ACI’s Strategic Planning Group (SPG) has embarked upon a co-operative effort with ACI Indonesia, ACI Australia and ACI Singapore, to draw up a blueprint for introducing a “professional standards” programme in Indonesia.
In late-December, ACI’s vice president Mike Eastaway, acting in his capacity as chairman of the SPG, travelled to Jakarta to present a suggested model for Indonesia to follow – similar to the dealer accreditation programme introduced and adopted by banks in Australia last year.
Eastaway, who works for National Australia Bank in Sydney, says ACI is working in partnership with the Bankers College in Jakarta and Jeffrey Turangan, ACI regional executive, to introduce professional standards for FX dealers in Indonesia.
Eastaway says a consultant may be brought in to work with Indonesia to fast track the blueprint presented in December, which involves working with the country’s local banks and its central bank.
Eastaway presented the blueprint to ACI’s Executive Committee when members met in Beirut in February. The professional standards programme consists of accreditation, education and training, as well as Continued Professional Development (CPD) modules.

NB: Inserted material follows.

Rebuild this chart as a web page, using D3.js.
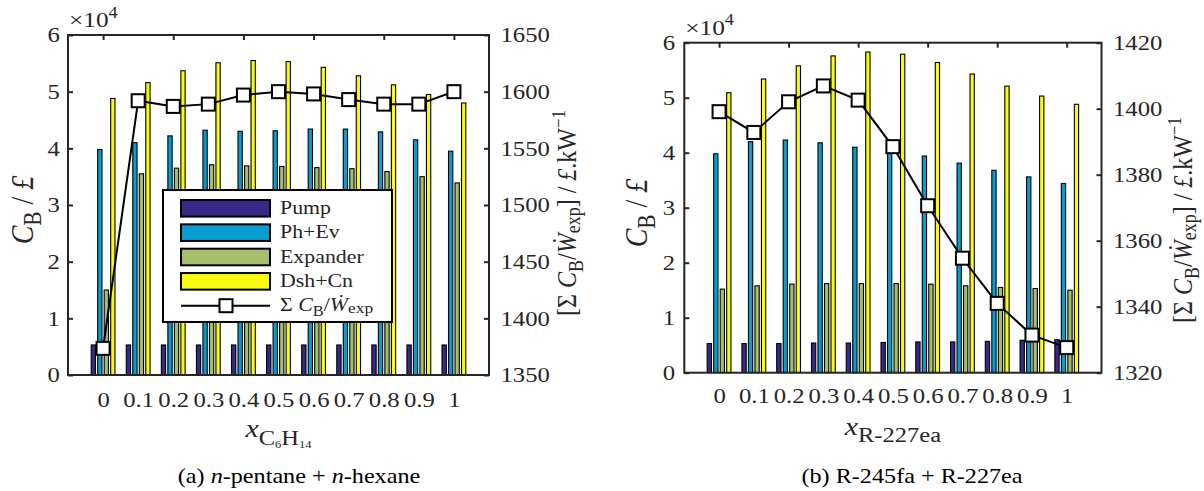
<!DOCTYPE html>
<html><head><meta charset="utf-8">
<script src="https://cdn.jsdelivr.net/npm/d3@7"></script>
<style>body{margin:0;background:#fff}svg{display:block}</style>
</head><body>
<svg id="chart" width="1204" height="491"></svg>
<script>
// ---------------- data ----------------
const categories = [0, 0.1, 0.2, 0.3, 0.4, 0.5, 0.6, 0.7, 0.8, 0.9, 1];
const xTickLabels = ["0", "0.1", "0.2", "0.3", "0.4", "0.5", "0.6", "0.7", "0.8", "0.9", "1"];
const topTickValues = [0, 0.2, 0.4, 0.6, 0.8, 1];
const seriesNames = ["Pump", "Ph+Ev", "Expander", "Dsh+Cn"];
const seriesColors = ["#352a87", "#079dd0", "#a5be6b", "#f9fb0e"];
const leftTicks = [0, 1, 2, 3, 4, 5, 6];

// (a) n-pentane + n-hexane  (bars in units of 1e4 GBP)
const pumpA     = [0.53, 0.53, 0.53, 0.53, 0.53, 0.53, 0.53, 0.53, 0.53, 0.53, 0.53];
const phevA     = [3.98, 4.10, 4.22, 4.32, 4.30, 4.31, 4.34, 4.34, 4.29, 4.15, 3.95];
const expanderA = [1.50, 3.55, 3.65, 3.71, 3.69, 3.68, 3.66, 3.64, 3.59, 3.50, 3.39];
const dshcnA    = [4.88, 5.16, 5.37, 5.51, 5.55, 5.53, 5.43, 5.28, 5.12, 4.95, 4.80];
const totalA    = [1373.5, 1592, 1587, 1589, 1597, 1600, 1598, 1593, 1589, 1589, 1600];
const rightTicksA = [1350, 1400, 1450, 1500, 1550, 1600, 1650];

// (b) R-245fa + R-227ea
const pumpB     = [0.53, 0.53, 0.53, 0.54, 0.54, 0.55, 0.56, 0.56, 0.57, 0.59, 0.60];
const phevB     = [3.98, 4.20, 4.23, 4.18, 4.10, 4.03, 3.94, 3.81, 3.68, 3.56, 3.44];
const expanderB = [1.52, 1.58, 1.61, 1.62, 1.62, 1.62, 1.61, 1.58, 1.55, 1.53, 1.50];
const dshcnB    = [5.09, 5.34, 5.58, 5.76, 5.83, 5.79, 5.64, 5.43, 5.21, 5.03, 4.88];
const totalB    = [1399.1, 1392.8, 1402.1, 1406.9, 1402.6, 1388.5, 1370.6, 1354.7, 1341.0, 1331.4, 1327.6];
const rightTicksB = [1320, 1340, 1360, 1380, 1400, 1420];

// ---------------- drawing ----------------
const FONT = "'Liberation Serif', 'DejaVu Serif', serif";
const SX = 1.15;
const INK = "#262626";
const svg = d3.select("#chart");

function rich(parent, segs, o) {
  const sx = o.sx || SX;
  let tr = `translate(${o.x},${o.y}) scale(${sx},1)`;
  if (o.rot) tr += ` rotate(${o.rot})`;
  const t = parent.append("text")
    .attr("transform", tr)
    .attr("text-anchor", o.anchor || "middle")
    .attr("font-family", FONT)
    .attr("font-size", o.size)
    .attr("fill", o.fill || INK);
  let cur = 0;
  segs.forEach(s => {
    const shift = (s.shift || 0) * o.size;
    const ts = t.append("tspan").text(s.t).attr("dy", shift - cur);
    if (s.scale) ts.attr("font-size", o.size * s.scale);
    if (s.it) ts.attr("font-style", "italic");
    if (s.dx) ts.attr("dx", s.dx);
    cur = shift;
  });
  return t;
}

function panel(cfg) {
  const g = svg.append("g");
  const x = d3.scaleLinear().domain([-0.1, 1.1]).range([cfg.x0, cfg.x1]);
  const yL = d3.scaleLinear().domain([0, 6]).range([cfg.y1, cfg.y0]);
  const yR = d3.scaleLinear().domain(cfg.rDomain).range([cfg.y1, cfg.y0]);
  const slot = 6.5 / ((cfg.x1 - cfg.x0) / 1.2);
  const barW = x(slot * 0.66) - x(0);

  // bars
  const series = [cfg.pump, cfg.phev, cfg.expander, cfg.dshcn];
  series.forEach((vals, si) => {
    g.append("g").selectAll("rect").data(categories.map((c, i) => ({c, v: vals[i]})))
      .join("rect")
      .attr("x", d => x(d.c + (si - 1.5) * slot) - barW / 2)
      .attr("width", barW)
      .attr("y", d => yL(d.v))
      .attr("height", d => yL(0) - yL(d.v))
      .attr("fill", seriesColors[si])
      .attr("stroke", "#000")
      .attr("stroke-width", 1.1);
  });

  // frame
  g.append("rect").attr("x", cfg.x0).attr("y", cfg.y0)
    .attr("width", cfg.x1 - cfg.x0).attr("height", cfg.y1 - cfg.y0)
    .attr("fill", "none").attr("stroke", INK).attr("stroke-width", 2);

  const styleAxis = (sel) => {
    sel.select(".domain").remove();
    sel.selectAll(".tick line").attr("stroke", INK).attr("stroke-width", 2);
    sel.selectAll("text").attr("font-family", FONT).attr("font-size", 21.5).attr("fill", INK)
      .attr("transform", `scale(${SX},1)`);
  };

  // bottom axis labels
  const xb = g.append("g").attr("transform", `translate(0,${cfg.y1})`)
    .call(d3.axisBottom(x).tickValues(categories).tickFormat((d, i) => xTickLabels[i]).tickSize(0).tickPadding(cfg.xPad));
  styleAxis(xb);
  // top ticks
  const xt = g.append("g").attr("transform", `translate(0,${cfg.y0})`)
    .call(d3.axisTop(x).tickValues(topTickValues).tickFormat("").tickSize(-5));
  styleAxis(xt);
  // left axis
  const yl = g.append("g").attr("transform", `translate(${cfg.x0},0)`)
    .call(d3.axisLeft(yL).tickValues(leftTicks).tickFormat(d3.format("d")).tickSize(-5).tickPadding(cfg.lPad));
  styleAxis(yl);
  // right axis
  const yr = g.append("g").attr("transform", `translate(${cfg.x1},0)`)
    .call(d3.axisRight(yR).tickValues(cfg.rTicks).tickFormat(d3.format("d")).tickSize(-5).tickPadding(cfg.rPad));
  styleAxis(yr);

  // line + markers
  const pts = categories.map((c, i) => [x(c), yR(cfg.total[i])]);
  g.append("path").attr("d", d3.line()(pts)).attr("fill", "none")
    .attr("stroke", "#000").attr("stroke-width", 2);
  g.append("g").selectAll("rect").data(pts).join("rect")
    .attr("x", d => d[0] - 6.5).attr("y", d => d[1] - 6.5)
    .attr("width", 13).attr("height", 13)
    .attr("fill", "#fff").attr("stroke", "#000").attr("stroke-width", 2);

  // x10^4
  rich(g, [{t: "×10"}, {t: "4", scale: 0.72, shift: -0.42}], {x: cfg.x0 + 1, y: cfg.y0 - 8, size: 22, anchor: "start"});

  // y labels
  rich(g, [{t: "C", it: true}, {t: "B", scale: 0.75, shift: 0.25}, {t: "  /  "}, {t: "£", it: true}],
    {x: cfg.lLabX, y: cfg.lLabY, size: 28, rot: -90});
  rich(g, [{t: "[Σ "}, {t: "C", it: true}, {t: "B", scale: 0.75, shift: 0.25}, {t: "/"},
           {t: "W\u0307", it: true}, {t: "exp", scale: 0.75, shift: 0.15}, {t: "]  /  "},
           {t: "£", it: true}, {t: ".kW"}, {t: "−1", scale: 0.7, shift: -0.4}],
    {x: cfg.rLabX, y: cfg.rLabY, size: 24, rot: -90});

  // x label
  rich(g, cfg.xLabel, {x: (cfg.x0 + cfg.x1) / 2, y: cfg.xLabY, size: 26});
  // caption
  rich(g, cfg.caption, {x: cfg.capX, y: 483, size: 20.5, sx: 1.18, fill: "#000"});

  return {g, x, yL, yR};
}

const A = panel({
  x0: 68, x1: 489, y0: 35, y1: 375, rDomain: [1350, 1650], rTicks: rightTicksA,
  pump: pumpA, phev: phevA, expander: expanderA, dshcn: dshcnA, total: totalA,
  xPad: 17, lPad: 7, rPad: 10,
  lLabX: 33, lLabY: 210, rLabX: 576, rLabY: 213,
  xLabY: 437,
  xLabel: [{t: "x", it: true}, {t: "C", scale: 0.82, shift: 0.3}, {t: "6", scale: 0.42, shift: 0.42},
           {t: "H", scale: 0.82, shift: 0.3}, {t: "14", scale: 0.42, shift: 0.42}],
  caption: [{t: "(a) "}, {t: "n", it: true}, {t: "-pentane + "}, {t: "n", it: true}, {t: "-hexane"}],
  capX: 299
});

const B = panel({
  x0: 684.3, x1: 1101.5, y0: 42.7, y1: 372.7, rDomain: [1320, 1420], rTicks: rightTicksB,
  pump: pumpB, phev: phevB, expander: expanderB, dshcn: dshcnB, total: totalB,
  xPad: 15.5, lPad: 8, rPad: 10,
  lLabX: 647, lLabY: 213, rLabX: 1192, rLabY: 220,
  xLabY: 435,
  xLabel: [{t: "x", it: true}, {t: "R-227ea", scale: 0.82, shift: 0.26}],
  caption: [{t: "(b) R-245fa + R-227ea"}],
  capX: 912
});

// legend (panel a)
const lg = svg.append("g");
lg.append("rect").attr("x", 163).attr("y", 190).attr("width", 229).attr("height", 132)
  .attr("fill", "#fff").attr("stroke", "#000").attr("stroke-width", 2);
const legendRowY = d3.scalePoint().domain(d3.range(5)).range([208.3, 305.7]);
seriesNames.forEach((name, i) => {
  const cy = legendRowY(i);
  lg.append("rect").attr("x", 181).attr("y", cy - 8.3).attr("width", 89).attr("height", 16.6)
    .attr("fill", seriesColors[i]).attr("stroke", "#000").attr("stroke-width", 2);
  rich(lg, [{t: name}], {x: 280, y: cy + 5.5, size: 19, anchor: "start"});
});
{
  const cy = legendRowY(4);
  lg.append("line").attr("x1", 181).attr("x2", 270).attr("y1", cy).attr("y2", cy)
    .attr("stroke", "#000").attr("stroke-width", 2);
  lg.append("rect").attr("x", 226 - 6.5).attr("y", cy - 6.5).attr("width", 13).attr("height", 13)
    .attr("fill", "#fff").attr("stroke", "#000").attr("stroke-width", 2);
  rich(lg, [{t: "Σ "}, {t: "C", it: true}, {t: "B", scale: 0.75, shift: 0.25}, {t: "/"},
            {t: "W\u0307", it: true}, {t: "exp", scale: 0.8, shift: 0.12}],
    {x: 280, y: cy + 5.5, size: 19, anchor: "start"});
}
</script>
</body></html>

The professional standards programme would require all forex dealers to pass a Core Examination (the ACI Dealing Certificate) with middle and back office staff possibly sitting the ACI Settlements Certificate. An ‘add-on’ module could be prepared and sat to cover local corporation law. New entrants would be obligated to gain this accreditation within six months of joining the industry.

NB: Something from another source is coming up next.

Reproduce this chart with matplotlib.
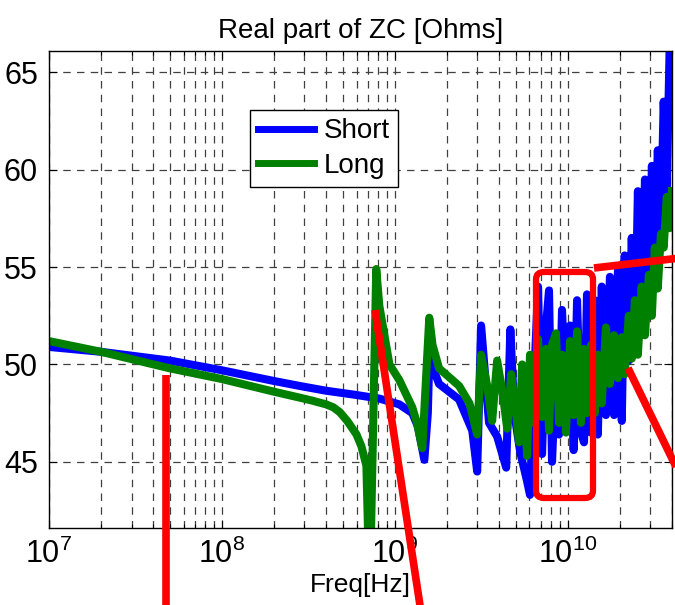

A similar programme has already been enacted in Australia, where in excess of 3,500 dealers have sat and passed this examination to date. ACI Australia and the Australian Financial Markets Association (AFMA) worked together to prepare the programme. The ACI/AFMA Dealers Handbook can be used as the publication for the coursework, says Eastaway.

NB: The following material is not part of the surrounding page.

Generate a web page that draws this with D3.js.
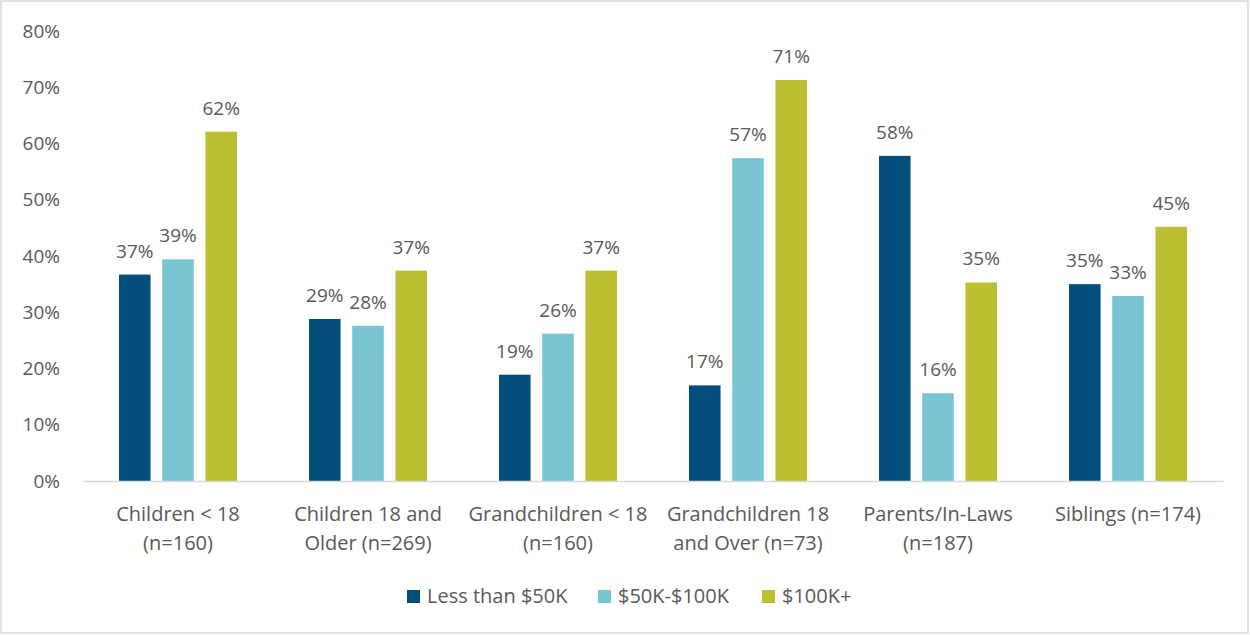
<!DOCTYPE html>
<html><head><meta charset="utf-8">
<script src="https://cdn.jsdelivr.net/npm/d3@7"></script>
<style>html,body{margin:0;padding:0;background:#fff;}svg{display:block;}</style>
</head><body>
<svg id="chart" width="1250" height="635"></svg>
<script>
const categories = [
  ["Children < 18", "(n=160)"],
  ["Children 18 and", "Older (n=269)"],
  ["Grandchildren < 18", "(n=160)"],
  ["Grandchildren 18", "and Over (n=73)"],
  ["Parents/In-Laws", "(n=187)"],
  ["Siblings (n=174)"]
];
const seriesNames = ["Less than $50K", "$50K-$100K", "$100K+"];
const lessThan50K = [36.7, 28.8, 18.9, 17.0, 57.8, 35.0];
const from50Kto100K = [39.4, 27.6, 26.2, 57.4, 15.6, 32.9];
const over100K = [62.1, 37.4, 37.4, 71.3, 35.3, 45.2];
const yTicks = [0, 10, 20, 30, 40, 50, 60, 70, 80];
const colors = ["#044E7C", "#7AC5D4", "#BDBF33"];

(function () {
const series = [lessThan50K, from50Kto100K, over100K];
const svg = d3.select("#chart");
const font = "'Open Sans', sans-serif";
const fs = 20;
const textColor = "#595959";

svg.append("rect").attr("x", 1).attr("y", 1).attr("width", 1247).attr("height", 632)
  .attr("fill", "#fff").attr("stroke", "#d9d9d9").attr("stroke-width", 1.5);

const mLeft = 83, mRight = 1223, mTop = 31, mBottom = 481;
const x0 = d3.scaleBand().domain(d3.range(categories.length)).range([mLeft, mRight]).paddingInner(0).paddingOuter(0);
const x1 = d3.scaleBand().domain(d3.range(3)).range([0, 118]).paddingInner(0.27);
const y = d3.scaleLinear().domain([0, 80]).range([mBottom, mTop]);

const yAxis = d3.axisLeft(y).tickValues(yTicks).tickFormat(d => d + "%").tickSize(0).tickPadding(0);
const yg = svg.append("g").attr("transform", `translate(60,0)`).call(yAxis);
yg.select(".domain").remove();
yg.selectAll("text").attr("font-family", font).attr("font-size", fs - 1).attr("fill", textColor);

const groups = svg.selectAll("g.grp").data(categories).enter().append("g")
  .attr("class", "grp")
  .attr("transform", (d, i) => `translate(${x0(i) + x0.bandwidth() / 2 - 59},0)`);

groups.each(function(cat, ci) {
  const g = d3.select(this);
  series.forEach((s, si) => {
    const v = s[ci];
    g.append("rect").attr("x", x1(si)).attr("y", y(v)).attr("width", x1.bandwidth())
      .attr("height", y(0) - y(v)).attr("fill", colors[si]);
    g.append("text").attr("x", x1(si) + x1.bandwidth() / 2).attr("y", y(v) - 17)
      .attr("text-anchor", "middle").attr("font-family", font).attr("font-size", fs - 1)
      .attr("fill", textColor).text(Math.round(v) + "%");
  });
});

const xAxis = d3.axisBottom(x0).tickSize(0).tickFormat("");
const xg = svg.append("g").attr("transform", `translate(0,${mBottom})`).call(xAxis);
xg.select(".domain").attr("stroke", "#d9d9d9").attr("stroke-width", 1.5);

categories.forEach((lines, i) => {
  const cx = x0(i) + x0.bandwidth() / 2;
  const t = svg.append("text").attr("text-anchor", "middle").attr("font-family", font)
    .attr("font-size", fs).attr("fill", textColor);
  lines.forEach((ln, li) => {
    t.append("tspan").attr("x", cx).attr("y", 521 + li * 29).text(ln);
  });
});

const legendItems = [
  {sx: 407, tx: 427},
  {sx: 598, tx: 618},
  {sx: 762, tx: 782}
];
seriesNames.forEach((name, i) => {
  svg.append("rect").attr("x", legendItems[i].sx).attr("y", 590).attr("width", 13).attr("height", 13).attr("fill", colors[i]);
  svg.append("text").attr("x", legendItems[i].tx).attr("y", 603).attr("font-family", font)
    .attr("font-size", fs).attr("fill", textColor).text(name);
});
})();
</script>
</body></html>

The SPG blueprint suggests establish
ing a Dealer Accreditation Committee, which could include interested market participants (eg, central bank, a corporate treasurers’ association, etc).
“It is feasible to have a publication for the course, and the ACI Dealing Certificate and combined local laws section, prepared within 12 months,” says Eastaway.
He says the publication/exam process through to completion of the Core Examination by all dealers can be completed over a two-year period.
WHO SHOULD TAKE THE EXAM?
Eastaway says that all dealers that work for institutions regulated by the central bank should take and pass the professional standards programme – and no exemptions should be given to existing dealers. He also suggests that the tests are delivered electronically, and says Prometric, which delivers ACI’s exams, has 15 test centres in Indonesia (13 in Jakarta) that can accommodate this.
CONTINUED PROFESSIONAL DEVELOPMENT
CPD is designed to keep the Core Exam “valid” as dealers are required to complete a minimum number of hours per year of courses, training, compliance seminars, etc, for a total of 25 hours. ACI’s suite of exams can be offered as a means of gaining these required hours.
ACI Indonesia should establish a period for which the Core Exam is valid (eg, two years before a re-sit is required). ACI Indonesia would keep records of dealers that have passed the Core Exam, but will eventually pass these over to the dealers’ institutions for control and follow-up.
Eastaway says ACI’s suite of subjects, which can be found on the ACI website www.aciforex.com, can work to fulfil the educational requirements. A list of training companies can also be obtained from ACI Education or from the ACI website.
As for fulfilling the CPD hours, an ACI Dealing Simulation Course can be set up each year, with initial assistance from ACI Australia, which recently helped ACI Lebanon run its first such course (see ACI Briefing, March 2001).
“This process can be built on to achieve a credible and internationally recognised module for all market professionals,” says Eastaway. “And ACI Indonesia will be viewed as a leader in the process if this programme is implemented in a timely fashion. The SPG will assist in this process to the implementation stage, but hard work is required at the local level to achieve the desired outcome.”